Agnes Caldwell and her family traveled with the Willie Company (a handcart company of pioneers that were caught in an early storm crossing the plains) and suffered terrible hardships with the others. When the rescue wagons came, they took on all the infirm and those who couldn’t walk, but the able-bodied still had to press forward on foot. Nine-year-old Agnes and some of the other children decided to try to keep up with the wagons in hopes of being offered a ride. Sure enough, after a time one of the drivers asked her if she’d like to ride with him, an invitation she gratefully accepted. As she tells the story:
“At this he reached over, taking my hand, clucking to his horses to make me run, with legs that seemed to me could run no farther. On we went, to what to me seemed miles. What went through my head at that time was that he was the meanest man that ever lived or that I had ever heard of.”

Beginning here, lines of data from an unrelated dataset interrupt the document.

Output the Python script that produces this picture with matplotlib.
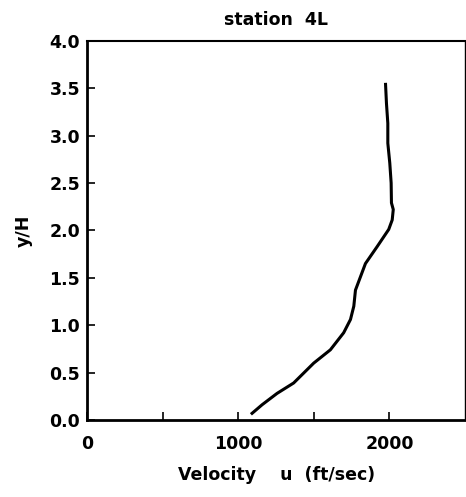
import matplotlib
matplotlib.use('Agg')
from matplotlib import pyplot as plt

# Perfil de velocidad, estacion 4L
velocidad = [1091, 1157, 1256, 1366, 1499, 1609, 1697, 1742, 1764, 1775,
             1808, 1841, 1919, 1995, 2018, 2025, 2013, 2011, 2002, 1989,
             1989, 1980, 1974]
y_h = [0.07, 0.16, 0.28, 0.39, 0.60, 0.74, 0.92, 1.06, 1.20, 1.37,
       1.51, 1.65, 1.83, 2.01, 2.11, 2.22, 2.29, 2.50, 2.71, 2.92,
       3.13, 3.34, 3.54]

x_ticks = [0, 500, 1000, 1500, 2000]
x_labels = ['0', '', '1000', '', '2000']
y_ticks = [0.0, 0.5, 1.0, 1.5, 2.0, 2.5, 3.0, 3.5, 4.0]

plt.rcParams['font.family'] = ['DejaVu Sans']
plt.rcParams['font.weight'] = 'bold'

fig = plt.figure(figsize=(4.66, 4.97), dpi=100)
ax = fig.add_axes([0.187, 0.155, 0.811, 0.763])

ax.plot(velocidad, y_h, color='black', linewidth=2.2)

ax.set_xlim(0, 2500)
ax.set_ylim(0, 4.0)
ax.set_xticks(x_ticks)
ax.set_xticklabels(x_labels)
ax.set_yticks(y_ticks)
ax.set_yticklabels(['%.1f' % v for v in y_ticks])
ax.tick_params(direction='in', length=6, width=1.2, labelsize=12.5)
ax.tick_params(axis='x', pad=11)
ax.tick_params(axis='y', pad=5)

for lado in ['left', 'bottom']:
    ax.spines[lado].set_linewidth(2)
ax.spines['top'].set_linewidth(1.5)
ax.spines['right'].set_linewidth(1)

ax.set_title('station  4L', fontsize=12.5, fontweight='bold', pad=11)
ax.set_xlabel('Velocity    u  (ft/sec)', fontsize=12.5, fontweight='bold', labelpad=9)
ax.set_ylabel('y/H', fontsize=12.5, fontweight='bold', labelpad=12)

fig.savefig('out.png', dpi=100)
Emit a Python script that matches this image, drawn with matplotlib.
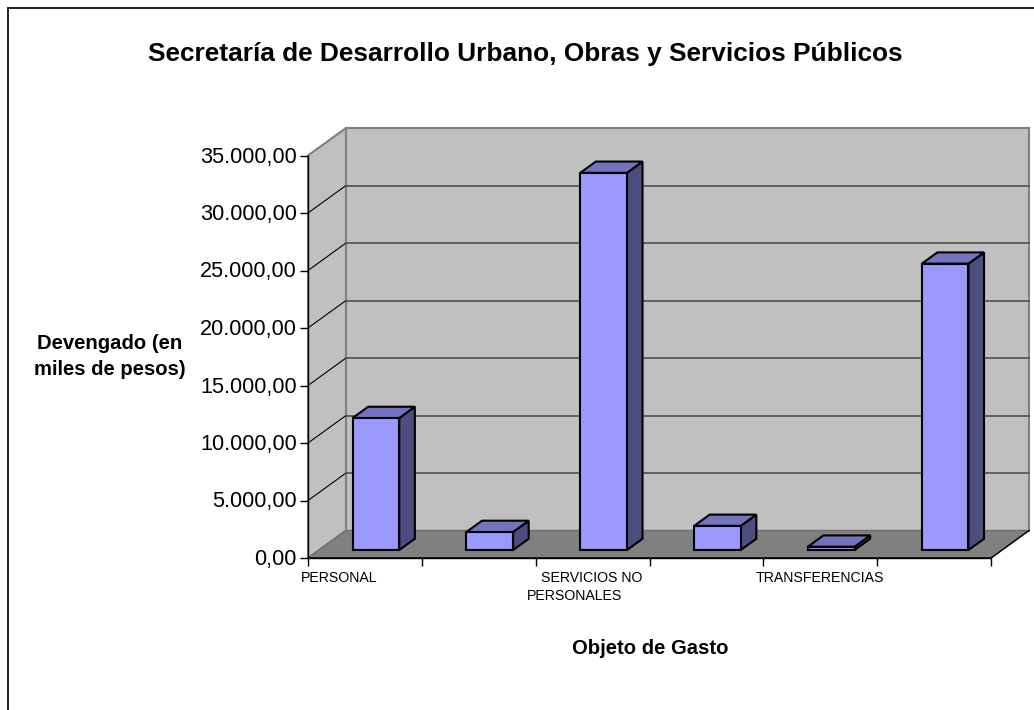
import matplotlib
matplotlib.use("Agg")
import matplotlib.pyplot as plt
from matplotlib.patches import Polygon
from matplotlib.transforms import ScaledTranslation

plt.rcParams['font.family'] = ['Liberation Sans', 'DejaVu Sans']

categories = ['PERSONAL', '', 'SERVICIOS NO\nPERSONALES', '', 'TRANSFERENCIAS', '']
values = [11480, 1570, 32800, 2100, 290, 24900]
y_ticks = [0, 5000, 10000, 15000, 20000, 25000, 30000, 35000]
y_labels = ['0,00', '5.000,00', '10.000,00', '15.000,00', '20.000,00', '25.000,00', '30.000,00', '35.000,00']

W, H = 1034, 710
fig = plt.figure(figsize=(W / 100, H / 100), dpi=100, facecolor='white')

# chart frame (runs past the right and bottom edges of the picture)
fig.add_artist(plt.Rectangle((8 / W, -0.1), 1.1, 1.1 - 7.5 / H, transform=fig.transFigure,
                             fill=False, edgecolor='#202020', lw=1.4))

L, R, B, T = 308, 991, 558, 155.5
ax = fig.add_axes([L / W, 1 - B / H, (R - L) / W, (B - T) / H])
ax.set_xlim(0, 6)
ax.set_ylim(0, 35000)
ax.patch.set_visible(False)
for s in ('top', 'right'):
    ax.spines[s].set_visible(False)
for s in ('left', 'bottom'):
    ax.spines[s].set_linewidth(1.0)
    ax.spines[s].set_zorder(6)

dx = 38 / ((R - L) / 6)
dy = 27.5 / ((B - T) / 35000)

def poly(pts, fc, ec, lw, z):
    ax.add_patch(Polygon(pts, closed=True, facecolor=fc, edgecolor=ec, linewidth=lw,
                         clip_on=False, zorder=z, joinstyle='miter'))

ymax = y_ticks[-1]
# back wall, side wall, floor
poly([(dx, dy), (6 + dx, dy), (6 + dx, ymax + dy), (dx, ymax + dy)], '#c0c0c0', '#808080', 1.5, 1)
poly([(0, 0), (dx, dy), (dx, ymax + dy), (0, ymax)], '#c0c0c0', '#808080', 1.5, 1)
poly([(0, 0), (6, 0), (6 + dx, dy), (dx, dy)], '#808080', '#707070', 1.0, 2)
ax.plot([0, 6, 6 + dx], [0, 0, dy], color='black', lw=1.0, zorder=3, clip_on=False)

# gridlines
for t in y_ticks[1:-1]:
    ax.plot([0, dx], [t, t + dy], color='black', lw=0.8, zorder=2, clip_on=False)
    ax.plot([dx, 6 + dx], [t + dy, t + dy], color='#505050', lw=1.2, zorder=2, clip_on=False)

# bars
f0, f1 = 0.29, 0.70
bw = 0.41
for i, v in enumerate(values):
    x0 = i + 0.5 - bw / 2 + f0 * dx
    x1 = x0 + bw
    y0 = f0 * dy
    ddx = (f1 - f0) * dx
    ddy = (f1 - f0) * dy
    poly([(x1, y0), (x1 + ddx, y0 + ddy), (x1 + ddx, y0 + ddy + v), (x1, y0 + v)], '#4d4d80', 'black', 1.5, 4 + i * 0.01)
    poly([(x0, y0 + v), (x1, y0 + v), (x1 + ddx, y0 + v + ddy), (x0 + ddx, y0 + v + ddy)], '#7373bf', 'black', 1.5, 4 + i * 0.01)
    poly([(x0, y0), (x1, y0), (x1, y0 + v), (x0, y0 + v)], '#9999ff', 'black', 1.5, 4 + i * 0.01)

ax.set_yticks(y_ticks, y_labels, fontsize=15.6)
ax.tick_params(axis='y', length=6, width=1.0, pad=2)
lift = ScaledTranslation(0, 1 / 100, fig.dpi_scale_trans)
for lab in ax.get_yticklabels():
    lab.set_transform(lab.get_transform() + lift)
ax.set_xticks(range(7))
ax.tick_params(axis='x', length=6, width=1.0, labelbottom=False)

cat_x = {0: [0.272], 2: [2.495, 2.345], 4: [4.5]}
for i, c in enumerate(categories):
    if c:
        for j, line in enumerate(c.split('\n')):
            ax.annotate(line, (cat_x[i][j], 0), xytext=(0, -19.5 - 19 * j), xycoords=('data', 'axes fraction'),
                        textcoords='offset pixels', ha='center', va='center', fontsize=10.2)

fig.text(525.5 / W, 1 - 54 / H, 'Secretaría de Desarrollo Urbano, Obras y Servicios Públicos', ha='center', va='center',
         fontsize=18.9, fontweight='bold')
fig.text(110 / W, 1 - 356.5 / H, 'Devengado (en\nmiles de pesos)', ha='center', va='center', fontsize=14.6,
         fontweight='bold', linespacing=1.45)
fig.text(650 / W, 1 - 648 / H, 'Objeto de Gasto', ha='center', va='center', fontsize=14.6, fontweight='bold')

fig.savefig('out.png', dpi=100)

I’ve tried to imagine this scene. I’ve pictured a little girl who had given everything she knew how to give for a cause she had been taught was dearer than life itself. I’ve wondered how it must have felt to finally be offered some relief and then have it just as suddenly withdrawn.
Agnes continues:
“Just at what seemed the breaking point, he stopped. Taking a blanket, he wrapped me up and lay me in the bottom of the wagon, warm and comfortable. Here I had time to change my mind, as I surely did, knowing full well by doing this he saved me from freezing when taken into the wagon.”
I have thought of this story many times when I find myself or my friends in what I would call “running –beside-the-wagon” moments. I have wondered if, at such times, when we have given all we have to give, relying on the promise that the Lord will lift us up, when we are questioning why he doesn’t pull us into the wagon, when we are about to collapse from the sheer exhaustion of it all – what if we stopped and listened to the Spirit? Perhaps we might hear him saying, “Wait. Wait just a little longer. You don’t know what I’m trying to save here.” Maybe the message would even be, “You don’t know who I’m trying to save here. You don’t know whose life might be eternally affected by your willingness to hang on for one more moment, to keep taking step after step. I promise I won’t leave you to drop. I know what you can bear, and your trials will not exceed your capacity.” I have to trust that the Lord knows what he is doing with my life, even in those hard moments when I can’t possibly see what he has in mind.